Get value for contentNoHighlight using a CSS selector.

cleanup_selector: string

CSS selector used to skip elements from indexing.

Read more from the Indexing Content page.

respect_robots_meta: boolean

Respect robots meta tags like

<meta name="robots" content="noindex, nofollow" />

Defaults to true.

respect_robots_txt: boolean

Respect /robots.txt rules.

Defaults to true.

sitemaps: string[]

Explicitly use sitemaps from these paths. When defined the sitemap entries in robots.txt are ignored. The paths may reference an actual sitemap or a sitemap index. Supports only paths.
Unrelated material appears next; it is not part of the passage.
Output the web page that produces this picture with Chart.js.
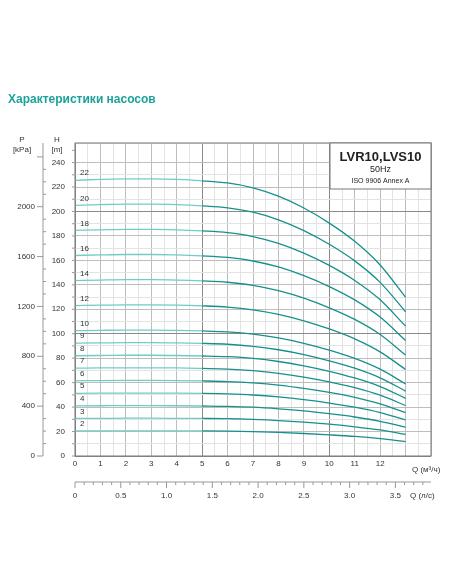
<!DOCTYPE html>
<html><head><meta charset="utf-8">
<script src="https://cdn.jsdelivr.net/npm/chart.js@4"></script>
<style>body{margin:0;background:#fff}#wrap{position:relative;width:452px;height:584px}</style>
</head><body><div id="wrap"><canvas id="c" width="452" height="584"></canvas></div>
<script>
const flowQ = [0,1,2,3,4,5,6,7,8,9,10,11,12,13];
const stages = [22,20,18,16,14,12,10,9,8,7,6,5,4,3,2];
const heads = [
  [225.5,226.2,226.6,226.6,226.2,225.1,223.3,219.3,212.5,202.8,190.5,175.6,156.2,129.8],
  [205.0,205.6,206.0,206.0,205.6,204.6,203.0,199.4,193.2,184.4,173.2,159.6,142.0,118.0],
  [184.5,185.0,185.4,185.4,185.0,184.1,182.7,179.5,173.9,166.0,155.9,143.6,127.8,106.2],
  [164.0,164.5,164.8,164.8,164.5,163.7,162.4,159.5,154.6,147.5,138.6,127.7,113.6,94.4],
  [143.5,143.9,144.2,144.2,143.9,143.2,142.1,139.6,135.2,129.1,121.2,111.7,99.4,82.6],
  [123.0,123.4,123.6,123.6,123.4,122.8,121.8,119.6,115.9,110.6,103.9,95.8,85.2,70.8],
  [102.5,102.8,103.0,103.0,102.8,102.3,101.5,99.7,96.6,92.2,86.6,79.8,71.0,59.0],
  [92.3,92.5,92.7,92.7,92.5,92.1,91.4,89.7,86.9,83.0,77.9,71.8,63.9,53.1],
  [82.0,82.2,82.4,82.4,82.2,81.8,81.2,79.8,77.3,73.8,69.3,63.8,56.8,47.2],
  [71.8,72.0,72.1,72.1,72.0,71.6,71.1,69.8,67.6,64.5,60.6,55.9,49.7,41.3],
  [61.5,61.7,61.8,61.8,61.7,61.4,60.9,59.8,58.0,55.3,52.0,47.9,42.6,35.4],
  [51.3,51.4,51.5,51.5,51.4,51.2,50.8,49.9,48.3,46.1,43.3,39.9,35.5,29.5],
  [41.0,41.1,41.2,41.2,41.1,40.9,40.6,39.9,38.6,36.9,34.6,31.9,28.4,23.6],
  [30.8,30.8,30.9,30.9,30.8,30.7,30.5,29.9,29.0,27.7,26.0,23.9,21.3,17.7],
  [20.5,20.6,20.6,20.6,20.6,20.5,20.3,19.9,19.3,18.4,17.3,16.0,14.2,11.8]
];
const pTicks = [0,400,800,1200,1600,2000];
const lsTicks = [0,0.5,1.0,1.5,2.0,2.5,3.0,3.5];
const kPaPerM = 9.81;

const FONT = 'Liberation Sans, Arial, sans-serif';

const datasets = stages.map((s, i) => ({
  label: String(s),
  data: flowQ.map((q, j) => ({x: q, y: heads[i][j]})),
  borderWidth: 1.3,
  pointRadius: 0,
  cubicInterpolationMode: 'monotone',
  segment: { borderColor: c => c.p0.parsed.x < 5 ? '#6fcdc6' : '#17908b' }
}));

const extras = {
  id: 'extras',
  afterDraw(chart) {
    const ctx = chart.ctx, xs = chart.scales.x, ys = chart.scales.y, a = chart.chartArea;
    ctx.save();
    // border
    ctx.strokeStyle = '#777'; ctx.lineWidth = 1;
    ctx.strokeRect(a.left, a.top, a.right - a.left, a.bottom - a.top);
    // stage labels
    ctx.fillStyle = '#333'; ctx.font = '8px ' + FONT; ctx.textAlign = 'left'; ctx.textBaseline = 'bottom';
    stages.forEach((s, i) => ctx.fillText(s, xs.getPixelForValue(0.2), ys.getPixelForValue(heads[i][0]) - 3));
    // axis titles
    ctx.textAlign = 'center'; ctx.textBaseline = 'middle';
    ctx.fillText('H', 57, 140); ctx.fillText('[m]', 57, 150);
    ctx.fillText('P', 22, 140); ctx.fillText('[kPa]', 22, 150);
    // P axis
    const px = 43;
    ctx.strokeStyle = '#999';
    ctx.beginPath(); ctx.moveTo(px, a.top); ctx.lineTo(px, a.bottom); ctx.stroke();
    for (let p = 0; p <= 2400; p += 100) {
      const y = ys.getPixelForValue(p / kPaPerM);
      if (y < a.top) break;
      ctx.beginPath(); ctx.moveTo(px, y); ctx.lineTo(px + (p % 400 === 0 ? -6 : 3), y); ctx.stroke();
    }
    ctx.textAlign = 'right';
    pTicks.forEach(p => ctx.fillText(p, px - 8, ys.getPixelForValue(p / kPaPerM)));
    // H minor ticks left of area
    for (let h = 0; h <= 250; h += 10) {
      const y = ys.getPixelForValue(h);
      ctx.beginPath(); ctx.moveTo(a.left - 3, y); ctx.lineTo(a.left, y); ctx.stroke();
    }
    ctx.textAlign = 'left';
    ctx.fillText('Q (м³/ч)', 412, 470);
    // l/s axis
    const ly = 482;
    ctx.beginPath(); ctx.moveTo(a.left, ly); ctx.lineTo(a.right, ly); ctx.stroke();
    for (let v = 0; v <= 3.9; v += 0.1) {
      const x = xs.getPixelForValue(v * 3.6);
      ctx.beginPath(); ctx.moveTo(x, ly); ctx.lineTo(x, ly + (Math.round(v * 10) % 5 === 0 ? 6 : 3)); ctx.stroke();
    }
    ctx.textAlign = 'center';
    lsTicks.forEach(v => ctx.fillText(v === 0 ? '0' : v.toFixed(1), xs.getPixelForValue(v * 3.6), 496));
    ctx.textAlign = 'left';
    ctx.fillText('Q (л/с)', 410, 496);
    // info box
    const bx = 330, by = a.top, bw = a.right - 330, bh = 46;
    ctx.fillStyle = '#fff'; ctx.fillRect(bx, by, bw, bh);
    ctx.strokeStyle = '#777'; ctx.strokeRect(bx, by, bw, bh);
    ctx.fillStyle = '#222'; ctx.textAlign = 'center';
    ctx.font = 'bold 13px ' + FONT; ctx.fillText('LVR10,LVS10', bx + bw / 2, by + 14);
    ctx.font = '9px ' + FONT; ctx.fillText('50Hz', bx + bw / 2, by + 27);
    ctx.font = '7px ' + FONT; ctx.fillText('ISO 9906 Annex A', bx + bw / 2, by + 38);
    // title
    ctx.fillStyle = '#1ba39b'; ctx.font = 'bold 12px ' + FONT; ctx.textAlign = 'left';
    ctx.fillText('Характеристики насосов', 8, 100);
    ctx.restore();
  }
};

new Chart(document.getElementById('c'), {
  type: 'line',
  data: { datasets },
  options: {
    responsive: false,
    animation: false,
    layout: { padding: { left: 0, right: 21, top: 143, bottom: 0 } },
    plugins: { legend: { display: false }, tooltip: { enabled: false } },
    scales: {
      x: {
        type: 'linear', min: 0, max: 14,
        afterFit: s => { s.height = 128; },
        ticks: { stepSize: 0.5, autoSkip: false, maxRotation: 0, color: '#333', font: { size: 8, family: FONT },
          callback: v => (Number.isInteger(v) && v <= 12) ? v : '' },
        grid: { drawTicks: false, color: c => c.tick.value % 5 === 0 ? '#8a8a8a' : (Number.isInteger(c.tick.value) ? '#bdbdbd' : '#e3e3e3') },
        border: { display: false }
      },
      y: {
        min: 0, max: 256,
        afterFit: s => { s.width = 75; },
        ticks: { stepSize: 10, autoSkip: false, color: '#333', padding: 10, font: { size: 8, family: FONT },
          callback: v => (v % 20 === 0 && v <= 240) ? v : '' },
        grid: { drawTicks: false, color: c => c.tick.value % 100 === 0 ? '#8a8a8a' : (c.tick.value % 20 === 0 ? '#bdbdbd' : '#e3e3e3') },
        border: { display: false }
      }
    }
  },
  plugins: [extras]
});
</script></body></html>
If this option is not defined and robots.txt does not contain sitemap entries /sitemap.xml is read.

Example

sitemaps = ["/custom/sitemap.xml", "/another/sitemap.xml"]

deny_patterns: string[]

Skip paths matching the given pattern. Matches against the url pathname.

Supports string prefixes and regexes. See Indexing Content for details.

max_pages: number

Max pages to crawl. This is a safety limit to make sure the crawler stops in the case where the site generates pages and links inifinitely.

cache_bust: boolean

Add random query string to the crawl http requests. This can cause a lot of load to the target webserver as the caches will very likely be bypassed but it can be used to ensure that the crawler always sees the latest version of the pages.

Defaults to false.

crawl_pdfs: boolean

Crawl PDF files too. See the PDF docs for details.

Defaults to false.

tags: Array

Array tagging matchers. Documented on the dedicated page.

request_headers: Object

Request headers to be sent with the http requests the crawler sends out. These can be for example used to authenticate the crawler with non public websites.

Example

[[targets]]
host = "intra.example.com"
# Send basic auth header
request_headers = { Authorization = "Basic ZmluZGtpdDpodW50ZXIyCg==" }

concurrency: number

How many concurrent requests to make on your sites. Defaults to 5 but if you encounter "429 Too Many Requests" or "503 Service Unavailable" errors you might want to lower this value.

crawl_delay: number

If lowering concurrency to 1 is not enough you can try add additional delay between the requests. Note that this is counted towards your subscription crawl time. The delay is set in milliseconds.

Example

[[targets]]
host = "example.com"
# Send only one request every 500ms
concurrency = 1
crawl_delay = 500

request_timeout: number

Set request timeout in milliseconds. Defaults to 10000 (10 seconds). Generally you should avoid setting this to a very high value as it can cause the crawler to burn through your crawl time if your website is very slow to respond.

Example

[[targets]]
host = "example.com"
request_timeout = 60000

[search-endpoint]

Search endpoint configuration.

origin_domains: string[]

List of origin domains from which the search endpoint can be accessed eg. the domains where the Findkit UI library can installed. The domain is validated using the Origin header sent by the browsers.

This defaults to the first target host.

Example

[search-endpoint]
origin_domains = ["mysite.example"]

private: boolean

Make search endpoint private by requiring a JWT token. Must be combined with public_key.

Defaults to false.

public_key: boolean

When private is set to true this RS256 public key is used to validate the JWT tokens in the search requests.

See our WordPress plugin for full integration.